Ho deciso di darmi una penitenza per i miei
molteplici peccati, anche se non siamo più in Quaresima, e quindi mi sono
accinto alla lettura del disegno di legge sulla riforma degli Istituti tecnici
e professionali.
Dopo le prime righe mi sorge un dubbio: ma
questa è una proposta di legge riguardante gli agroalimentari prodotti dalle
scuole agrarie? Oppure riguarda le fasi di una produzione industriale portata
avanti dagli studenti degli ITIS?
Infatti viene usata ripetutamente la parola “filiera”.

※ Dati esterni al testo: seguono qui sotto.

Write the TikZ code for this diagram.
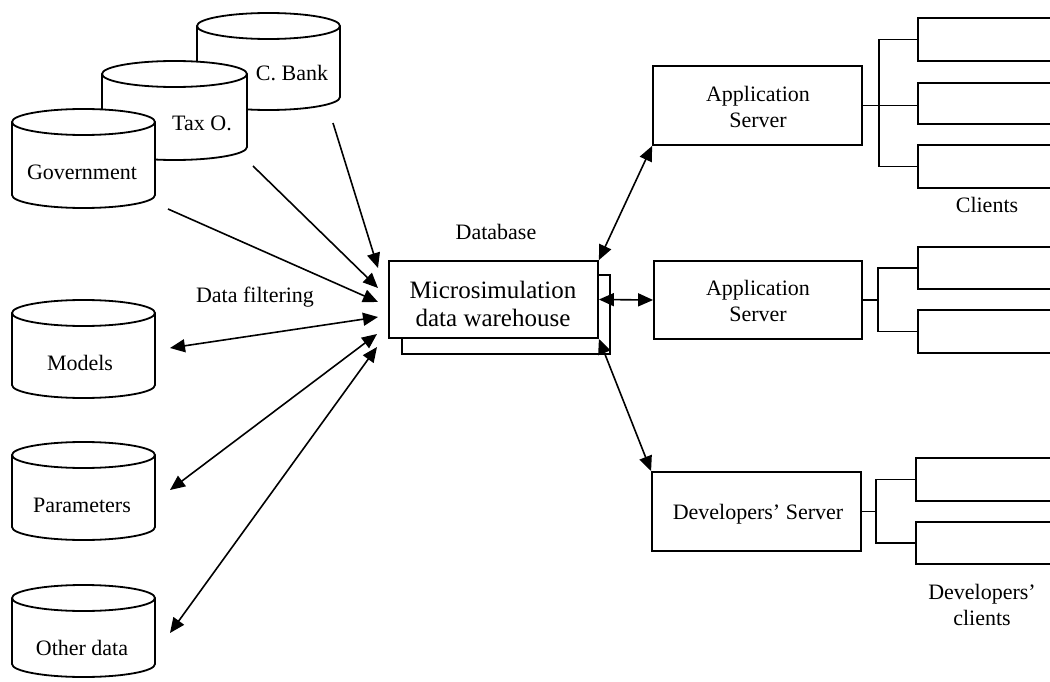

Ora, mi chiedo, che cos’è una “filiera”? Cerco sulla rete e trovo due
definizioni del termine suddetto: la prima è l’insieme delle fasi della
produzione di un bene, la seconda è l’insieme dei soggetti che contribuiscono
alla produzione di un bene.
Riporto quanto
scrive Wikipedia (“Bibbia” indiscussa dell’etere) :
“Con filiera (agro-alimentare, industriale, tecnologica)
si intende l'insieme articolato (anche detto "rete" o
"sistema") che comprende le principali attività (ed i loro principali
flussi materiali e informativi), le tecnologie, le risorse e le organizzazioni
che concorrono alla creazione, trasformazione, distribuzione,
commercializzazione e fornitura di un prodotto finito; in senso più stretto, si
intende l'insieme delle aziende che concorrono alla catena di fornitura di un
dato prodotto. Il termine è stato coniato dall'agronomo francese Louis Malassis”
Ma di che cosa
stiamo parlando? Quale sarebbe il “prodotto finito” di cui sopra? Il servizio
scolastico? O addirittura lo studente stesso?
Ricordo che una
volta un rappresentante di una casa editrice, venuto nella mia scuola per
presentare i nuovi testi, mi disse, soprappensiero, come per prevenire le mie
osservazioni sulla impreparazione degli studenti: “Beh, certo, considerando il
prodotto che vi arriva dalla terza media.”. Io ribattei: “Prego? Il prodotto? I
ragazzi sarebbero dei prodotti?”. Non ebbi nessuna risposta, se non un tacito
assenso imbarazzato.
Ma tornando alla
nostra questione, il vero dramma è che questo “signore” che ha ottenuto il
posto per “meriti politici”, durante il corso della sua vita ha insegnato la
più astratta delle materie, diritto romano. Peraltro in Università, ed è abbastanza
evidente come il mondo universitario stia alla scuola così come l’informatica
sta a un idraulico. Il suddetto non ha la più pallida idea di cosa voglia dire
far lezione ad una classe di sciamannati che non hanno alcuna intenzione di
apprendere bensì solo quella di conseguire un diploma o un attestato.
Il succitato
professore di diritto romano all’Università è costantemente sulle prime pagine
dei quotidiani che contano e si fa alfiere delle riforme, guarda caso sempre in
stile anglosassone. Poco importa che la scuola degli States sia la più
squallida di tutto il mondo occidentale: è ovvio che essa debba essere il faro
che indica la strada del progresso all’istituzione scolastica italiana. E
soprattutto serve che si vada nella direzione di una società, come quella
statunitense, che impedisca ogni tipo di aggregazione e di relazione umana. Di
qui la logica conseguenza è la dissoluzione del gruppo classe e la formazione
delle classi di volta in volta a seconda delle materie da affrontare.
Ma non è finita
qui: il “vate” della educazione di “destra”, preso da sacro furore si impunta
di voler passare alla storia per la riforma di un sistema scolastico che dovrebbe
preparare i ragazzi alla concretezza del lavoro e alle esigenze del mercato.
Ecco allora il
politicante smanioso di gloria futura, onnipresente ed onniparlante, che vuol
fare la riforma delle riforme. Ed ecco che l’onniparlante ripropone la
scuola-azienda che hanno cercato di introdurre gli anni passati, introducendo
nuovamente concetti stravecchi e strasuperati di odore marxiano. Che però fanno
un gran comodo al grande capitale anglosassone. Quella struttura di scuola che
era rimasta fuori dalla porta rientra dalla finestra.
Questo è vero
obiettivo della “filiera” non si capisce di quale astratto e fumoso servizio
scolastico ottenuto da un coacervo di entità scollegate l’una dall’altra.